Encontrou nela – naquela educadora de gestos serenos e coração atento – a presença transformadora que marca uma vida. Uma profissional exemplar, sim. Mas mais do que isso: uma mulher dotada de uma sensibilidade rara, de uma empatia profunda, de uma firmeza doce. Alguém que olhou para ele com verdade, que lhe falou com respeito, que acreditou quando ele próprio hesitava.
Foi ela que lhe devolveu o riso. Que o fez sonhar de novo. Que lhe devolveu a confiança no mundo adulto. E essa dádiva é imensurável.
Sim, agora existe um paraíso.
Um lugar onde o Alexandre reencontrou o que lhe foi, um dia, retirado: segurança, afeto, compreensão, dignidade. Mas encontrou mais do que isso. Encontrou melhor. Encontrou o autêntico.
Encontrou pessoas que o viram com olhos de verdade. Que o escutaram com alma. Que lhe devolveram não apenas a alegria, mas a confiança de que é possível ser acolhido por inteiro, com os seus medos e as suas maravilhas.
E por isso, com o ano a terminar, o Alexandre já pediu para voltar. Para visitar aquelas pessoas que, no seu coração, ficarão gravadas como únicas. Porque, com o tempo, são elas que ele irá recordar – não por obrigação, mas por gratidão. Não como parte de um percurso forçado, mas como o lugar onde verdadeiramente começou a florescer.
Porque há memórias que duram para sempre. E algumas, felizmente, têm raízes no amor.
Nota Final
Escrevo este texto porque estou grata. Grata por ter tido força para reconhecer o fim de um tempo que já não me fazia bem, e por ter acolhido com o coração aberto um novo começo — para mim, mas sobretudo para o Alexandre.

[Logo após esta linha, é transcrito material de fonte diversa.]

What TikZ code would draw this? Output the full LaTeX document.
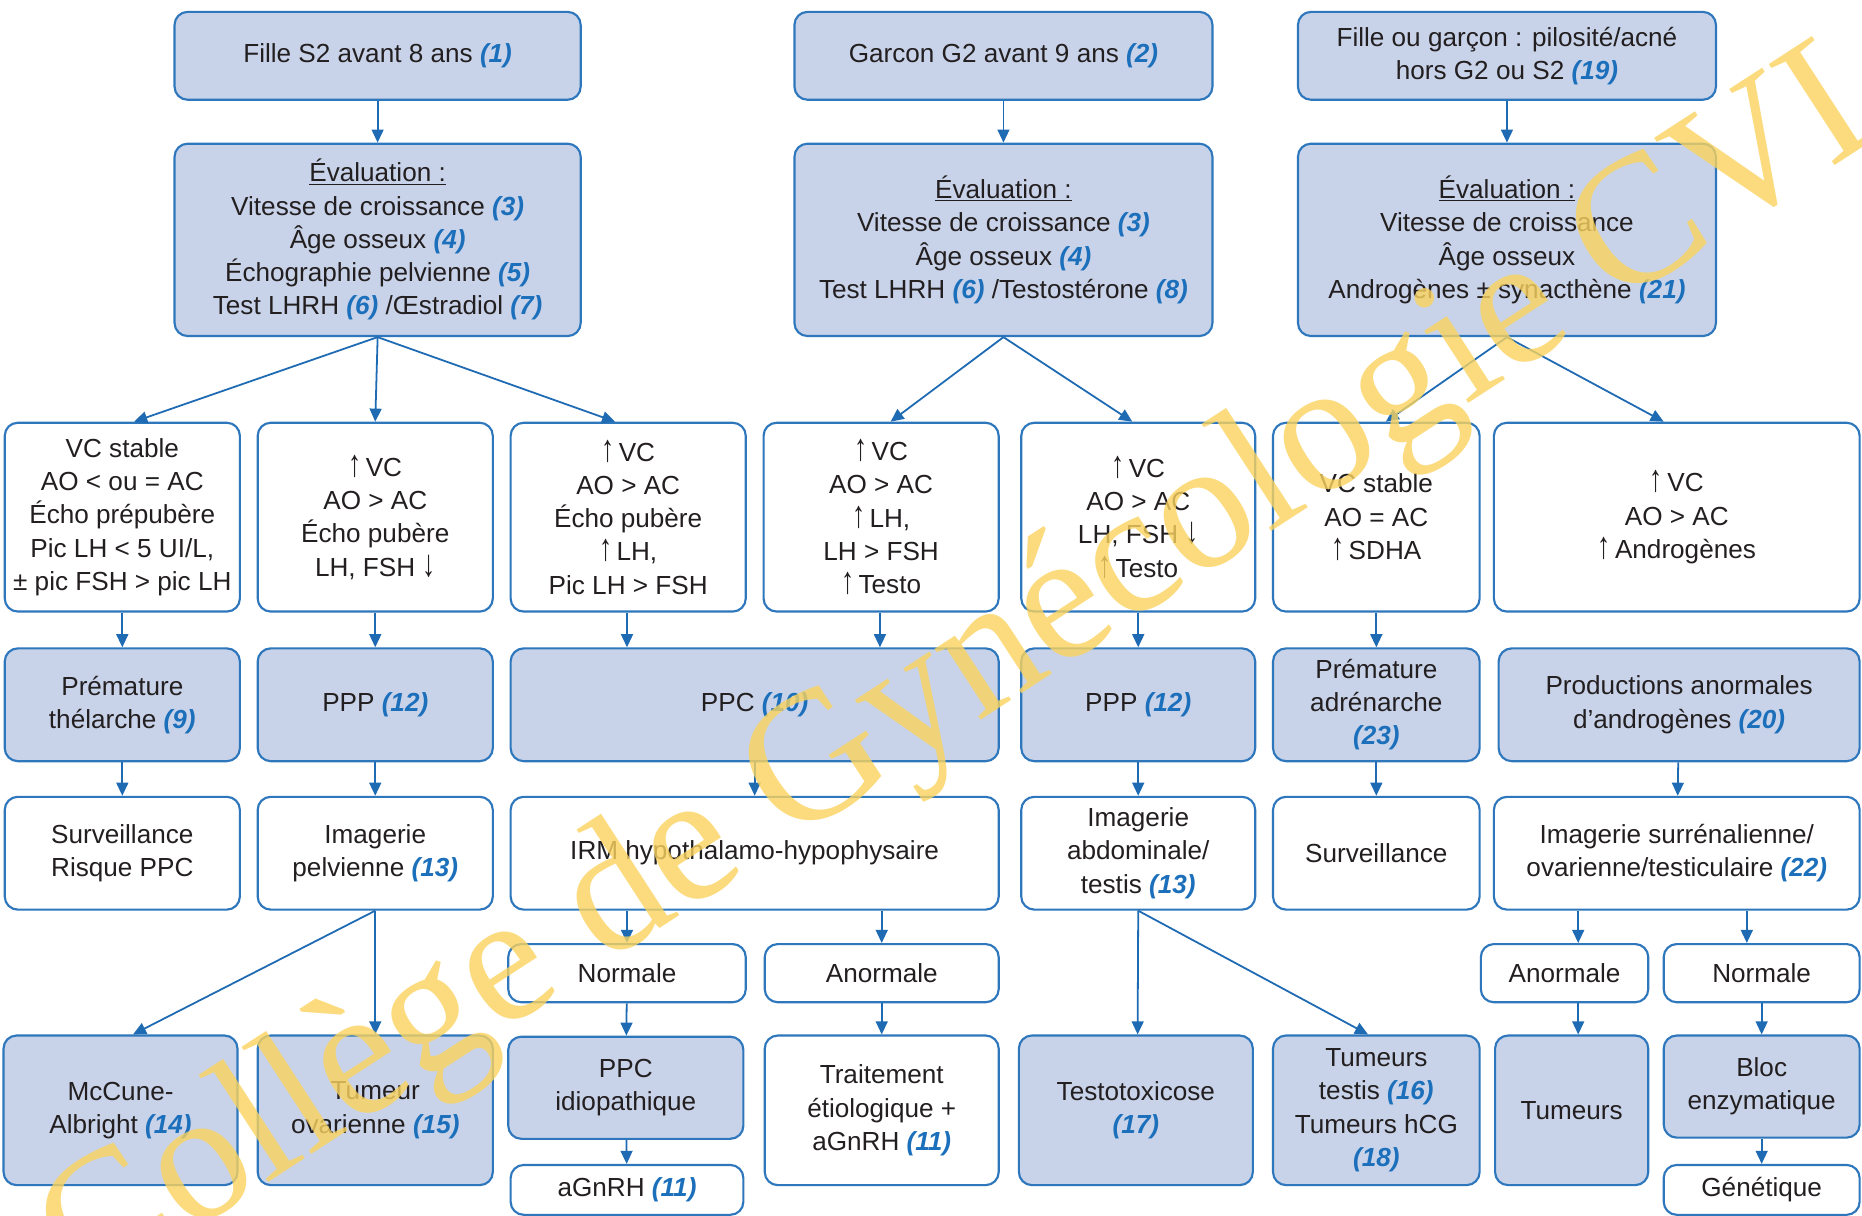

Escrevo porque estou feliz. Feliz por vê-lo florescer num lugar onde é respeitado, compreendido e estimado. Feliz por saber que, apesar do que se perdeu, ele encontrou melhor. Encontrou o autêntico.
Esta não é uma carta de mágoa, nem de julgamento. É uma carta de reconhecimento. De honra. De amor. É um abraço escrito às pessoas e às instituições que fazem a diferença com pequenos gestos cheios de verdade.
O Alexandre reencontrou o riso. Reencontrou a confiança. E isso, para mim, vale tudo. Ver nos seus olhos a paz que antes lhe faltava é um milagre quotidiano. E por isso escrevo. Para agradecer. Para eternizar. Para que fique claro que há pessoas que marcam vidas — para sempre, e para o bem.
Com o ano a terminar, escrevo não por nostalgia, mas por alegria. E com a certeza tranquila de que as memórias que importam são as que nascem do amor. Não estou ausente por mágoa, rancor. A vida assim impôs. Não tenho problema nenhum com a ausência de ninguém, tenho paz e tranquilidade. Sou católica, prático o perdão e amor.